Les internautes font frémir le monde de la sismologie

par Sylvestre Huet
publié le 24 janvier 2012 à 14h45

«Les projets de sciences citoyennes peuvent transformer la science des tremblements de terre.» Projet fumeux d'un internaute anonyme ou d'un opposant à la «science officielle» ? Non, ce propos provient d'un article paru vendredi dans la revue Science , l'une des plus lues par les chercheurs.

Richard Allen, du laboratoire sismologique de l’université de Berkeley (Californie), y salue l’entrée en scène d’une nouvelle manière de faire de la sismologie d’urgence, celle qui s’occupe des séismes comme facteurs de catastrophes humaines. Elle met en jeu les «témoins» directs et immédiats d’un séisme, explique Rémy Bossu, du Centre sismologique euro-méditerranéen (CSEM).

Ce centre, conçu en 1975 pour fusionner les observations sismiques des réseaux nationaux entre Islande et péninsule arabique en passant par l'Afrique du Nord, a mis en place en 2004 un site grand public . Au début, il s'agissait «d'informer le public sur la survenue d'un séisme» , précise Rémy Bossu, puis de lui demander de retourner des informations sous la forme de questionnaires -- en 32 langues -- et de photos s'il est le témoin d'un séisme. Le site américain de l'USGS (US Geological Survey) avait déjà lancé ce type d'opération.

Les géophysiciens avaient sous-estimé le potentiel de cette décision. Ils s'en sont rendu compte lorsque le serveur est tombé en rade à chaque gros séisme, sous l'afflux de demandes. Lorsque les gens ressentent un séisme, ils se ruent sur Internet pour trouver l'explication de la secousse. Avec près de 2 millions de connexions par mois dans le monde entier, le CSEM voit confluer en quelques dizaines de secondes un grand nombre de témoins sur son site. «Il suffit alors de cartographier l'origine géographique des témoins avec l'adresse IP de leur ordinateur pour cartographier la zone où le séisme a été ressenti» , explique Rémy Bossu.

D'où l'idée : transformer le public en un formidable «outil sismologique» . Avec une rapidité étonnante : «La détection automatique via la simple surveillance du trafic de notre site survient en moyenne dans les quatre-vingt-dix secondes qui suivent le séisme. Pour 95% des séismes détectés, elle est plus rapide que les réseaux de surveillance.»

En outre, les réseaux sismiques localisent l’épicentre du séisme, mais pas nécessairement la zone de dégâts. Un séisme en mer aura un épicentre assez éloigné de la zone de dégâts sur la côte. Ce nouvel outil est donc bien adapté pour détecter et localiser les séismes, non en termes de puissance intrinsèque, mais de dégâts pour les personnes et les infrastructures. Important dans des pays comme la France qui sont menacés par des séismes modérés.
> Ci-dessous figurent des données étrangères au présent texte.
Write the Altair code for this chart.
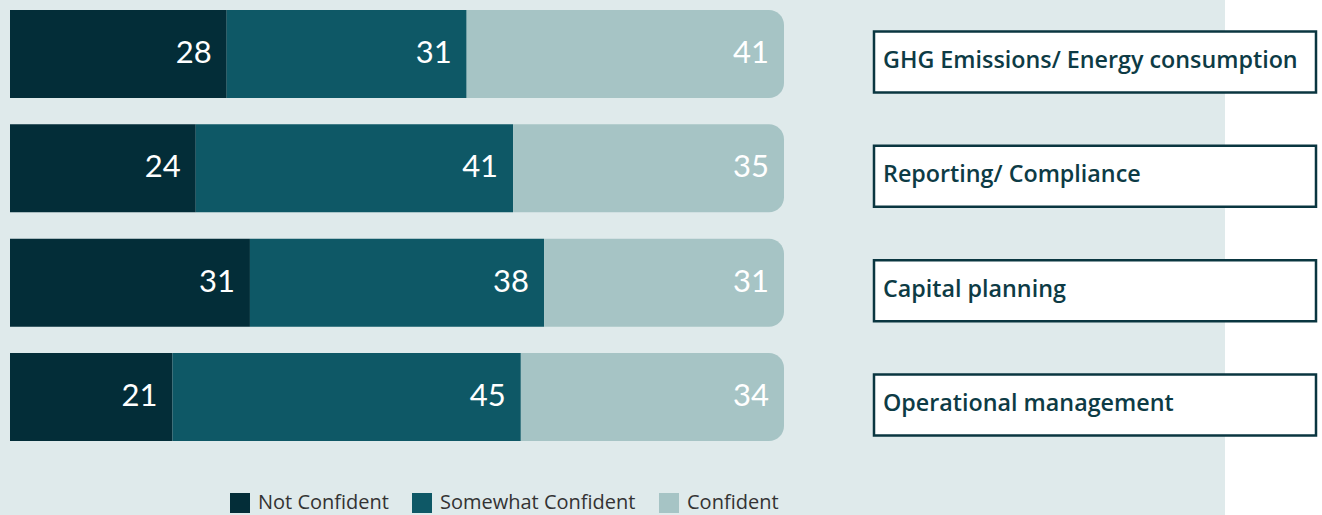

Les géophysiciens sont parvenus à montrer, sur un séisme survenu en Virginie et avec les seules données du CSEM, qu'il était possible de localiser à 30 kilomètres près la zone épicentrale d'un séisme, deux minutes seulement après sa survenue. Comment ? «Les témoins réagissent au passage des ondes P et on voit la propagation des ondes. C'est-à-dire que la différence de temps d'arrivée sur notre site entre un témoin à proximité de l'épicentre et un témoin à plus grande distance est égale à la différence de temps d'arrivée des ondes sur ces 2 sites !» expose Remy Bossu. Une démonstration réalisée avec le site du CSEM, car les géophysiciens américains ne sont pas encore autorisés à relever l'adresse IP des ordinateurs des internautes.

Les géophysiciens ont aussi démontré qu'ils pouvaient mesurer les dégâts au travers des fermetures de sessions ouvertes sur leur site -- mesurées toutes les 30 secondes -- engendrées instantanément dans les régions impactées. En mesurant la proportion de connexions issues de smartphones et celles d'ordinateurs fixes sur une zone, cela donne même une idée de la «panique dans la zone touchée» : les témoins sont-ils sortis des bâtiments juste après la secousse ?

Mais on peut aussi compter le nombre de fois où sort le mot «earthquake» sur les flux de tweets, en localisant les émetteurs des messages. D’autres idées, comme celle d’utiliser les micro-accéléromètres des ordinateurs, sont en cours de tests.